I agree wholeheartedly with the company’s CEO Filip Boyen, a former chef, who visited Singapore to launch the book in May and who said: “It serves as a reminder that small, independent hotels offer standout culinary offerings that can significantly add to the experience of staying there.” There’s no doubt that the food at a destination is just as important as the sights and the quality of the accommodation.
In this book you’ll find culinary variety, from local favourites to regional stalwarts and modern creations that veer off-piste (think foams and so on). There are chapters devoted to vegetarian dishes, seafood, fish, red meat, desserts and baking, and one focused on foie gras, frogs’ legs, chicken and duck; plus, a helpful index of the participating hotels and their respective contributions.
All recipes come with alternative suggestions for those hard-to-source ingredients. I’m looking forward to trying the simple recipe for Table’s Pop (coconut and berry popsicles) as contributed by Singapore’s Naumi Hotel and illustrated with a gorgeous photo.
– Katie Roberts
Living in Singapore – Fourteenth Edition Reference Guide
American Association of Singapore | 488 pages
It’s little wonder this guide is nicknamed the “Bible” to Singapore, because it’s as good (if not better) than having a wise local in your back pocket. Living In Singapore is also a testament to longevity, with the first edition published in 1976, years before the first section of MRT line opened (1987). The wisdom of over a dozen expatriate authors – who collectively have many decades’ experience of living in this city – is compiled into user-friendly, easy-to-read chapters.
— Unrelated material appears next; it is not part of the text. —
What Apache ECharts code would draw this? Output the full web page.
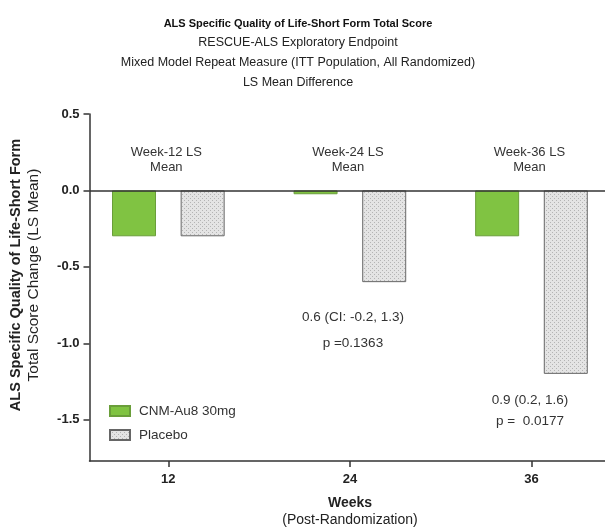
<!DOCTYPE html>
<html><head><meta charset="utf-8">
<script src="https://cdn.jsdelivr.net/npm/echarts@6/dist/echarts.min.js"></script>
<style>html,body{margin:0;padding:0;background:#fff}#c{width:605px;height:528px}</style>
</head><body><div id="c"></div>
<script>
// ---- data ----
var weeks = [12, 24, 36];
var seriesNames = ['CNM-Au8 30mg', 'Placebo'];
var cnmValues = [-0.30, -0.025, -0.30];
var placeboValues = [-0.30, -0.60, -1.20];
var yTicks = [0.5, 0.0, -0.5, -1.0, -1.5];
var weekNotes = ['Week-12 LS\nMean', 'Week-24 LS\nMean', 'Week-36 LS\nMean'];
var diffNotes = [null, ['0.6 (CI: -0.2, 1.3)', 'p =0.1363'], ['0.9 (0.2, 1.6)', 'p =  0.0177']];

var FONT = '"Liberation Sans", Arial, sans-serif';

// dotted pattern for placebo
var pc = document.createElement('canvas');
pc.width = 4; pc.height = 4;
var g = pc.getContext('2d');
g.fillStyle = '#e4e4e4'; g.fillRect(0, 0, 4, 4);
g.fillStyle = '#b4b4b4'; g.fillRect(0, 0, 1, 1); g.fillRect(2, 2, 1, 1);

var chart = echarts.init(document.getElementById('c'), null, {renderer: 'canvas'});

var graphics = [];
// y-axis title
graphics.push({
  type: 'text', x: 25, y: 275, rotation: Math.PI / 2,
  style: {
    text: '{b|ALS Specific Quality of Life-Short Form}\n{r|Total Score Change (LS Mean)}',
    align: 'center', verticalAlign: 'middle', fill: '#222',
    rich: {
      b: {fontFamily: FONT, fontWeight: 'bold', fontSize: 14.5, lineHeight: 18, fill: '#222'},
      r: {fontFamily: FONT, fontSize: 15.5, lineHeight: 18, fill: '#222'}
    }
  }
});
// x-axis title
graphics.push({type: 'text', x: 350, y: 503, style: {text: 'Weeks', font: 'bold 14px ' + FONT, fill: '#222', align: 'center', verticalAlign: 'middle'}});
graphics.push({type: 'text', x: 350, y: 520, style: {text: '(Post-Randomization)', font: '14px ' + FONT, fill: '#222', align: 'center', verticalAlign: 'middle'}});

var option = {
  animation: false,
  backgroundColor: '#fff',
  title: {
    text: 'ALS Specific Quality of Life-Short Form Total Score',
    subtext: 'RESCUE-ALS Exploratory Endpoint\nMixed Model Repeat Measure (ITT Population, All Randomized)\nLS Mean Difference',
    left: 293, top: 11, textAlign: 'center', itemGap: 1,
    textStyle: {fontFamily: FONT, fontWeight: 'bold', fontSize: 11, color: '#111', lineHeight: 16},
    subtextStyle: {fontFamily: FONT, fontSize: 12.5, color: '#222', lineHeight: 20}
  },
  legend: {
    orient: 'vertical', left: 104, top: 399, itemWidth: 20, itemHeight: 10, itemGap: 10,
    icon: 'rect',
    data: seriesNames,
    textStyle: {fontFamily: FONT, fontSize: 13.5, color: '#333', padding: [0, 0, 0, 4]}
  },
  grid: {left: 89.5, right: 0, top: 114, bottom: 67, containLabel: false},
  xAxis: {
    type: 'value', min: 6.79, max: 40.86,
    splitLine: {show: false},
    axisLine: {onZero: false, lineStyle: {color: '#333', width: 1.5}},
    axisTick: {show: true, length: 6, customValues: weeks, lineStyle: {color: '#333', width: 1.5}},
    axisLabel: {customValues: weeks, fontFamily: FONT, fontWeight: 'bold', fontSize: 13, color: '#222', margin: 12}
  },
  yAxis: {
    type: 'value', min: -1.77, max: 0.5,
    splitLine: {show: false},
    axisLine: {show: true, lineStyle: {color: '#333', width: 1.5}},
    axisTick: {show: true, length: 6, customValues: yTicks, lineStyle: {color: '#333', width: 1.5}},
    axisLabel: {customValues: yTicks, formatter: function (v) { return v.toFixed(1); },
      fontFamily: FONT, fontWeight: 'bold', fontSize: 13, color: '#222', margin: 10}
  },
  series: [
    {
      name: seriesNames[0], type: 'bar', barWidth: 44, barGap: '56%',
      data: weeks.map(function (w, i) { return [w, cnmValues[i]]; }),
      itemStyle: {color: '#80c342', borderColor: '#6a9e3a', borderWidth: 1},
      markLine: {
        silent: true, symbol: 'none', label: {show: false},
        lineStyle: {color: '#333', width: 1.5, type: 'solid'},
        data: [{yAxis: 0}]
      },
      z: 2
    },
    {
      name: seriesNames[1], type: 'bar', barWidth: 44,
      data: weeks.map(function (w, i) { return [w, placeboValues[i]]; }),
      itemStyle: {color: {image: pc, repeat: 'repeat'}, borderColor: '#666', borderWidth: 1},
      z: 2
    }
  ],
  graphic: graphics
};
chart.setOption(option);

// annotations anchored to data coordinates
var extra = [];
weeks.forEach(function (w, i) {
  var px = chart.convertToPixel({gridIndex: 0}, [w, 0.2]);
  extra.push({type: 'text', x: px[0] - 2, y: px[1], style: {text: weekNotes[i], font: '13px ' + FONT, fill: '#333', align: 'center', verticalAlign: 'middle', lineHeight: 15}});
});
var p24 = chart.convertToPixel({gridIndex: 0}, [24.2, -0.913]);
extra.push({type: 'text', x: p24[0], y: p24[1], style: {text: diffNotes[1].join('\n'), font: '13.5px ' + FONT, fill: '#333', align: 'center', verticalAlign: 'middle', lineHeight: 26}});
var p36 = chart.convertToPixel({gridIndex: 0}, [35.9, -1.44]);
extra.push({type: 'text', x: p36[0], y: p36[1], style: {text: diffNotes[2].join('\n'), font: '13.5px ' + FONT, fill: '#333', align: 'center', verticalAlign: 'middle', lineHeight: 21}});
chart.setOption({graphic: graphics.concat(extra)});
</script></body></html>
The guide borders on encyclopaedic as it navigates a range of topics from dog-friendly cafés and adoption to the Hungry Ghost Festival and the complexities of the health system; even the acceptability (or not) of public nudity is covered! Of particular usefulness are the websites listed at the end of every chapter, and the questions to ask yourself when faced with the difficult dilemma of choosing a home or a school. It’s unquestionably a valuable addition to every bookcase (alongside your Expat Living collection, of course).